真夜中に雨の降るベルゲン駅で降ろされた私たち観光客はスムーズにそれぞれの宿泊先へ行ける気はしていなかった。ベルゲン地元の彼もそれを心配していたが、言葉にはしなかった。みんな、お互いに負担にも心配にもなりたくない一人旅の気質は同じようで、それぞれ根拠ない方角へ歩き始めた。いつもオフラインの私も、自分の宿がベルゲン駅の西側数百メートルにある地図を見ながら、勝手に決めた西の方角へ歩き始めた。私は真夜中にヨーロッパの街など歩きたくなかった。笑いながら走ってくる若い男と何事もなくすれ違えた時も、ラジカセ的な物で爆音を鳴らしてるヤツの音が私の背中へ方向転換して付いてきた時も、雨の中、歩きたくなかった。だから建物を一周して、灯りのないベルゲン駅のバス停へ戻ってきた時、地元らしき若いカップルを見つけたので「Excuse me !」を使った。中年のおばさん以上に一番信用できるのはカップルだ。カップルは悪意も偽りも向けてこず、親切にしてくれる。丁寧過ぎるほど丁寧な説明をノルウェー語調の英語で歌ってくれた。なぜか私が決めた「西」は正しかった。説明通りに歩くと、前方では若い群衆が街中で騒いでいた。高校生くらいの男女が無数にいて祭りのようだった。マクドナルドがあり、私はフリーWi-Fi でマップを確認したく、駆け込んだ。入口には高校生くらいの男たちが立ち並んでいて怖かったが、隙から店内へ入ると店内では少女たちがお喋りを叫んでいた。差別を感じないくらい人種が混ざりあった少女たちのお喋りが羨ましかった。ココでは人種によって差別はされないが、その代わりに言語が高い壁になる。何も買わない私は店内の隅を借りてフリーWi-Fiを借用し、宿の位置と距離を完全にインプットした。
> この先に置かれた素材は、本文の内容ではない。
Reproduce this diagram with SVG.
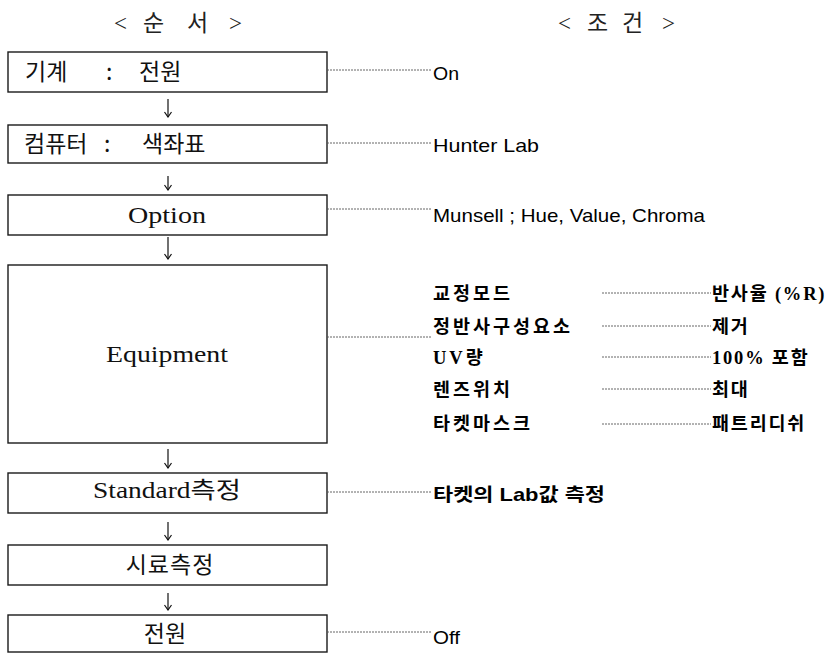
<svg xmlns="http://www.w3.org/2000/svg" width="829" height="653" viewBox="0 0 829 653">
<style>
.box{fill:#fff;stroke:#1a1a1a;stroke-width:1.4}
.dot{stroke:#555;stroke-width:0.9;stroke-dasharray:2 1;fill:none}
.arr{stroke:#111;stroke-width:1.2;fill:none}
.hd{font-family:"Liberation Serif","Noto Sans CJK KR",serif;font-size:23px;fill:#222}
.bk{font-family:"Noto Sans CJK KR",sans-serif;font-size:23px;fill:#111;font-weight:400}
.bl{font-family:"Liberation Serif","Noto Sans CJK KR",serif;font-size:23px;fill:#111}
.rt{font-family:"Liberation Sans","Noto Sans CJK KR",sans-serif;font-size:18.5px;fill:#000}
.lk{font-family:"Liberation Serif","Noto Sans CJK KR",serif;font-size:18.5px;fill:#000;font-weight:bold;letter-spacing:3px}
.lv{font-family:"Liberation Serif","Noto Sans CJK KR",serif;font-size:18.5px;fill:#000;font-weight:bold;letter-spacing:1.8px}
</style>
<defs>
<marker id="ah" viewBox="0 0 10 10" refX="9" refY="5" markerWidth="10" markerHeight="10" markerUnits="userSpaceOnUse" orient="auto">
<path d="M4,1.5 L9,5 L4,8.5" fill="none" stroke="#111" stroke-width="1.2"/>
</marker>
</defs>
<g id="headers">
<text class="hd" y="31"><tspan x="114">&lt;</tspan><tspan x="143">순</tspan><tspan x="187">서</tspan><tspan x="229">&gt;</tspan></text>
<text class="hd" y="31"><tspan x="558">&lt;</tspan><tspan x="587">조</tspan><tspan x="622">건</tspan><tspan x="662">&gt;</tspan></text>
</g>
<g id="node-power-on">
<rect class="box" x="8" y="52" width="319" height="40"/>
<text class="bk" y="80"><tspan x="25">기계</tspan><tspan x="106">:</tspan><tspan x="139">전원</tspan></text>
</g>
<g id="node-computer">
<rect class="box" x="8" y="125" width="319" height="38"/>
<text class="bk" y="152"><tspan x="24">컴퓨터</tspan><tspan x="104">:</tspan><tspan x="142">색좌표</tspan></text>
</g>
<g id="node-option">
<rect class="box" x="8" y="195" width="319" height="40"/>
<text class="bl" x="167" y="223" text-anchor="middle" textLength="78" lengthAdjust="spacingAndGlyphs">Option</text>
</g>
<g id="node-equipment">
<rect class="box" x="8" y="265" width="319" height="178"/>
<text class="bl" x="167" y="362" text-anchor="middle" textLength="122" lengthAdjust="spacingAndGlyphs">Equipment</text>
</g>
<g id="node-standard">
<rect class="box" x="8" y="473" width="319" height="40"/>
<text class="bl" x="167" y="498" text-anchor="middle" textLength="148" lengthAdjust="spacingAndGlyphs">Standard측정</text>
</g>
<g id="node-sample">
<rect class="box" x="8" y="545" width="319" height="40"/>
<text class="bk" x="170" y="573" text-anchor="middle" letter-spacing="1">시료측정</text>
</g>
<g id="node-power-off">
<rect class="box" x="8" y="615" width="319" height="37"/>
<text class="bk" x="165" y="642" text-anchor="middle">전원</text>
</g>
<g id="connectors">
<line class="arr" x1="168" y1="99" x2="168" y2="117" marker-end="url(#ah)"/>
<line class="arr" x1="168" y1="176" x2="168" y2="190" marker-end="url(#ah)"/>
<line class="arr" x1="168" y1="237" x2="168" y2="259" marker-end="url(#ah)"/>
<line class="arr" x1="168" y1="449" x2="168" y2="468" marker-end="url(#ah)"/>
<line class="arr" x1="168" y1="522" x2="168" y2="540" marker-end="url(#ah)"/>
<line class="arr" x1="168" y1="593" x2="168" y2="610" marker-end="url(#ah)"/>
<line class="dot" x1="327" y1="70" x2="431" y2="70"/>
<line class="dot" x1="327" y1="143" x2="431" y2="143"/>
<line class="dot" x1="327" y1="209" x2="431" y2="209"/>
<line class="dot" x1="327" y1="337" x2="431" y2="337"/>
<line class="dot" x1="327" y1="492" x2="431" y2="492"/>
<line class="dot" x1="327" y1="632" x2="431" y2="632"/>
<line class="dot" x1="602" y1="293" x2="711" y2="293"/>
<line class="dot" x1="602" y1="326" x2="711" y2="326"/>
<line class="dot" x1="602" y1="357" x2="711" y2="357"/>
<line class="dot" x1="602" y1="389" x2="711" y2="389"/>
<line class="dot" x1="602" y1="424" x2="711" y2="424"/>
</g>
<g id="conditions">
<text class="rt" x="433" y="80" textLength="26" lengthAdjust="spacingAndGlyphs">On</text>
<text class="rt" x="433" y="152" textLength="106" lengthAdjust="spacingAndGlyphs">Hunter Lab</text>
<text class="rt" x="433" y="222" textLength="272" lengthAdjust="spacingAndGlyphs">Munsell ; Hue, Value, Chroma</text>
<text class="rt" x="433" y="501" font-weight="bold" textLength="172" lengthAdjust="spacingAndGlyphs">타켓의 Lab값 측정</text>
<text class="rt" x="433" y="644" textLength="27" lengthAdjust="spacingAndGlyphs">Off</text>
</g>
<g id="equipment-settings">
<text class="lk" x="433" y="300">교정모드</text>
<text class="lk" x="433" y="333">정반사구성요소</text>
<text class="lk" x="433" y="364">UV량</text>
<text class="lk" x="433" y="396">렌즈위치</text>
<text class="lk" x="433" y="430">타켓마스크</text>
<text class="lv" x="712" y="300">반사율 (%R)</text>
<text class="lv" x="712" y="333">제거</text>
<text class="lv" x="712" y="364">100% 포함</text>
<text class="lv" x="712" y="396">최대</text>
<text class="lv" x="712" y="430">패트리디쉬</text>
</g>
</svg>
今朝、早朝に改めてそのマクドナルドへ行ってみた。↓↓この静けさである。

昨夜は雨でもあり、一連の中で写真を撮る余裕がなかったことに気がついた。昨夜、真夜中にカップルに声をかけた場所は↓↓ココである。

果たして私は宿に辿り着いた。ガラスドアの向こうは完全に消灯されており、ドアも施錠されていることを手で確認した私は「さて」と踵を返した時、奥から「ヘイ!」と、かけ声を放つ一人の男性スタッフが駆け寄ってくるのが見えた。